(Charts and diagrams as code)
------------------------------------------------------------

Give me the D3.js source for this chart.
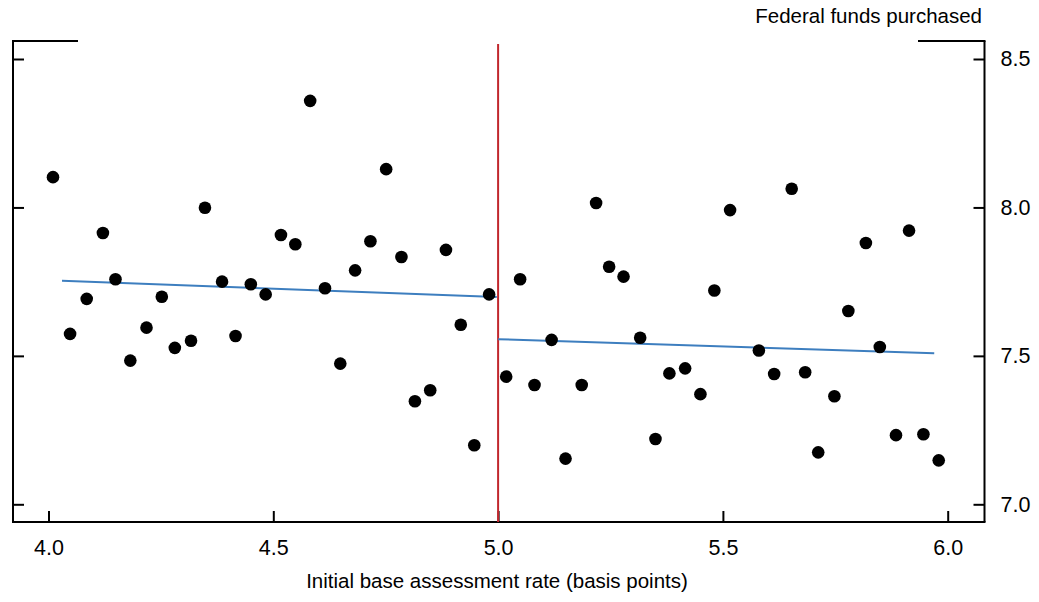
<!DOCTYPE html>
<html>
<head>
<meta charset="utf-8">
<script src="https://cdn.jsdelivr.net/npm/d3@7"></script>
<style>
  body { margin: 0; background: #fff; }
  text { font-family: "Liberation Sans", Arial, Helvetica, sans-serif; }
</style>
</head>
<body>
<div id="chart-container"></div>
<script>
// initial base assessment rate (basis points)
var rate = [
  4.010, 4.048, 4.085, 4.121, 4.149, 4.182, 4.218, 4.252, 4.281, 4.317,
  4.348, 4.386, 4.416, 4.450, 4.483, 4.517, 4.549, 4.582, 4.615, 4.649,
  4.682, 4.716, 4.751, 4.785, 4.815, 4.849, 4.884, 4.917, 4.947, 4.980,
  5.018, 5.049, 5.081, 5.119, 5.150, 5.186, 5.218, 5.247, 5.279, 5.316,
  5.350, 5.381, 5.416, 5.450, 5.481, 5.516, 5.580, 5.614, 5.653, 5.683,
  5.712, 5.748, 5.779, 5.818, 5.849, 5.885, 5.914, 5.946, 5.980
];
// federal funds purchased
var funds = [
  8.102, 7.574, 7.692, 7.914, 7.758, 7.484, 7.595, 7.699, 7.527, 7.551,
  7.999, 7.750, 7.567, 7.741, 7.707, 7.907, 7.876, 8.359, 7.728, 7.474,
  7.788, 7.886, 8.129, 7.833, 7.347, 7.384, 7.857, 7.605, 7.199, 7.707,
  7.430, 7.758, 7.402, 7.554, 7.154, 7.402, 8.015, 7.800, 7.767, 7.561,
  7.220, 7.441, 7.458, 7.371, 7.720, 7.991, 7.518, 7.439, 8.063, 7.445,
  7.175, 7.364, 7.651, 7.880, 7.530, 7.233, 7.922, 7.236, 7.148
];
// linear fits either side of the cutoff
var fitLeft = [[4.030, 7.753], [4.997, 7.698]];
var fitRight = [[5.000, 7.556], [5.970, 7.509]];
var cutoff = 5.0;

var xTicks = [4.0, 4.5, 5.0, 5.5, 6.0];
var yTicks = [7.0, 7.5, 8.0, 8.5];

var W = 1039, H = 602;
var frame = {left: 13, right: 984.5, top: 41, bottom: 522};

var svg = d3.select("#chart-container")
    .append("svg")
    .attr("width", W)
    .attr("height", H);

var x = d3.scaleLinear()
    .domain([4, 6])
    .range([frame.left + 35.5, frame.right - 36.8]);

var y = d3.scaleLinear()
    .domain([7, 8.5])
    .range([frame.bottom - 17.7, frame.top + 18]);

var fontSize = "20.5px";
var tickFont = "21.5px";

// bottom axis, ticks pointing inward
var gx = svg.append("g")
    .attr("class", "x-axis")
    .attr("transform", "translate(0," + frame.bottom + ")")
    .call(d3.axisBottom(x).tickValues(xTicks).tickSize(-11).tickPadding(18)
        .tickFormat(d3.format(".1f")));

// right axis with labels
var gy = svg.append("g")
    .attr("class", "y-axis")
    .attr("transform", "translate(" + frame.right + ",0)")
    .call(d3.axisRight(y).tickValues(yTicks).tickSize(-11).tickPadding(16)
        .tickFormat(d3.format(".1f")));

// left axis, ticks only
var gyl = svg.append("g")
    .attr("class", "y-axis-left")
    .attr("transform", "translate(" + frame.left + ",0)")
    .call(d3.axisLeft(y).tickValues(yTicks).tickSize(-11).tickFormat(""));

[gx, gy, gyl].forEach(function(g) {
    g.select(".domain").remove();
    g.selectAll(".tick line").attr("stroke", "#000").attr("stroke-width", 2);
    g.selectAll(".tick text")
        .attr("fill", "#000")
        .style("font-size", tickFont)
        .style("font-family", "'Liberation Sans', Arial, sans-serif");
});

// frame: full left, right, bottom; top only at the corners
var frameLines = [
    [frame.left, frame.top, frame.left, frame.bottom],
    [frame.right, frame.top, frame.right, frame.bottom],
    [frame.left - 1, frame.bottom, frame.right + 1, frame.bottom],
    [frame.left - 1, frame.top, 78, frame.top],
    [918, frame.top, frame.right + 1, frame.top]
];
svg.selectAll("line.frame")
    .data(frameLines)
    .enter().append("line")
    .attr("class", "frame")
    .attr("x1", d => d[0]).attr("y1", d => d[1])
    .attr("x2", d => d[2]).attr("y2", d => d[3])
    .attr("stroke", "#000")
    .attr("stroke-width", 2);

// cutoff line
svg.append("line")
    .attr("x1", x(cutoff)).attr("x2", x(cutoff))
    .attr("y1", 44).attr("y2", frame.bottom)
    .attr("stroke", "#c1272d")
    .attr("stroke-width", 2);

// fitted lines
var line = d3.line()
    .x(function(d) { return x(d[0]); })
    .y(function(d) { return y(d[1]); });

[fitLeft, fitRight].forEach(function(f) {
    svg.append("path")
        .datum(f)
        .attr("fill", "none")
        .attr("stroke", "#3d7ebf")
        .attr("stroke-width", 2)
        .attr("d", line);
});

// scatter points
svg.selectAll("circle.pt")
    .data(rate)
    .enter().append("circle")
    .attr("class", "pt")
    .attr("cx", function(d) { return x(d); })
    .attr("cy", function(d, i) { return y(funds[i]); })
    .attr("r", 6.3)
    .attr("fill", "#000");

// titles
svg.append("text")
    .attr("x", 982)
    .attr("y", 22.5)
    .attr("text-anchor", "end")
    .style("font-size", fontSize)
    .text("Federal funds purchased");

svg.append("text")
    .attr("x", (304 + 690) / 2)
    .attr("y", 588)
    .attr("text-anchor", "middle")
    .style("font-size", fontSize)
    .text("Initial base assessment rate (basis points)");
</script>
</body>
</html>
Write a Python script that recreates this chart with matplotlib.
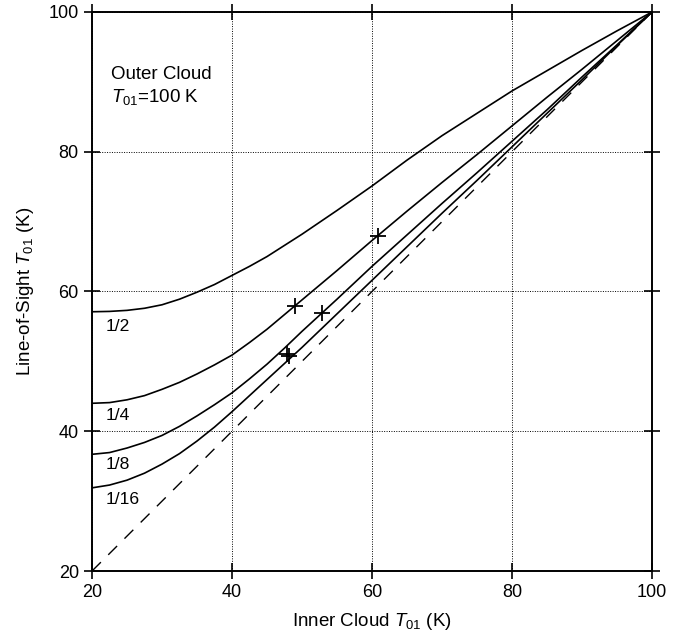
#!/usr/bin/python
#
# Line-of-sight T01 against inner cloud T01 for an outer cloud at 100 K

import matplotlib
matplotlib.use("Agg")
import matplotlib.pyplot as plt

plt.rcParams['font.family'] = ['Liberation Sans', 'DejaVu Sans']
plt.rcParams['mathtext.fontset'] = 'custom'
plt.rcParams['mathtext.it'] = 'Liberation Sans:italic'
plt.rcParams['mathtext.rm'] = 'Liberation Sans'

# inner cloud temperature (K)
T_INNER = [20, 22.5, 25, 27.5, 30, 32.5, 35, 37.5, 40, 42.5, 45, 47.5, 50,
           55, 60, 65, 70, 75, 80, 85, 90, 95, 100]

# line-of-sight temperature for each filling fraction
T_HALF = [57.1, 57.15, 57.3, 57.6, 58.1, 58.9, 59.9, 61.0, 62.3, 63.6, 65.0, 66.6, 68.2,
          71.6, 75.1, 78.8, 82.3, 85.5, 88.7, 91.6, 94.5, 97.3, 100]
T_QUARTER = [44.0, 44.1, 44.5, 45.1, 46.0, 47.0, 48.2, 49.5, 50.9, 52.7, 54.6, 56.7, 58.8,
             63.0, 67.3, 71.5, 75.6, 79.6, 83.7, 87.8, 91.8, 95.9, 100]
T_EIGHTH = [36.7, 36.95, 37.6, 38.4, 39.4, 40.7, 42.2, 43.8, 45.5, 47.5, 49.6, 51.9, 54.3,
            58.9, 63.6, 68.1, 72.6, 77.0, 81.5, 86.0, 90.7, 95.3, 100]
T_SIXTEENTH = [31.9, 32.3, 33.0, 34.0, 35.3, 36.8, 38.6, 40.6, 42.8, 45.1, 47.4, 49.7, 52.0,
               56.8, 61.6, 66.4, 71.2, 75.9, 80.7, 85.5, 90.3, 95.2, 100]

CURVES = [("1/2", T_HALF, 55.0), ("1/4", T_QUARTER, 42.3),
          ("1/8", T_EIGHTH, 35.2), ("1/16", T_SIXTEENTH, 30.3)]

# observed points
OBS_X = [49.0, 52.8, 60.8, 47.9, 48.1]
OBS_Y = [57.9, 56.9, 68.0, 51.0, 50.8]

fig = plt.figure(figsize=(6.94, 6.41), dpi=100)
ax = fig.add_axes([0.1326, 0.1092, 0.8069, 0.8721])

ax.plot([20, 100], [20, 100], color='black', lw=1.0, dashes=(9, 7.5))
for label, vals, ylab in CURVES:
    ax.plot(T_INNER, vals, color='black', lw=1.2)
    ax.text(21.9, ylab, label, fontsize=12.6, va='center', ha='left')

ax.plot(OBS_X, OBS_Y, ls='none', marker='+', color='black', ms=12, mew=1.3)

ax.text(22.7, 91.0, "Outer Cloud", fontsize=13.5, va='center', ha='left')
ax.text(22.7, 87.8, "$T_{01}$=100 K", fontsize=13.5, va='center', ha='left')

ax.set_xlim(20, 100)
ax.set_ylim(20, 100)
ax.set_xticks([20, 40, 60, 80, 100])
ax.set_yticks([20, 40, 60, 80, 100])
ax.grid(True, color='black', ls=(0, (1, 1.5)), lw=0.7)
ax.tick_params(direction='inout', length=11, width=1.2, labelsize=13,
               top=True, right=True, pad=4)
for sp in ax.spines.values():
    sp.set_linewidth(1.4)

ax.set_xlabel("Inner Cloud $T_{01}$ (K)", fontsize=13.5, labelpad=7)
ax.set_ylabel("Line-of-Sight $T_{01}$ (K)", fontsize=13.5, labelpad=9)

plt.savefig("out.png", dpi=100)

------------------------------------------------------------

Copy only what runs above from the line containing "Write a Python" through the line containing "import matplotlib.pyplot as plt", exactly. Leave out the pictures.

| TASK RESULT |
Write a Python script that recreates this chart with matplotlib.
#!/usr/bin/python
#
# Line-of-sight T01 against inner cloud T01 for an outer cloud at 100 K

import matplotlib
matplotlib.use("Agg")
import matplotlib.pyplot as plt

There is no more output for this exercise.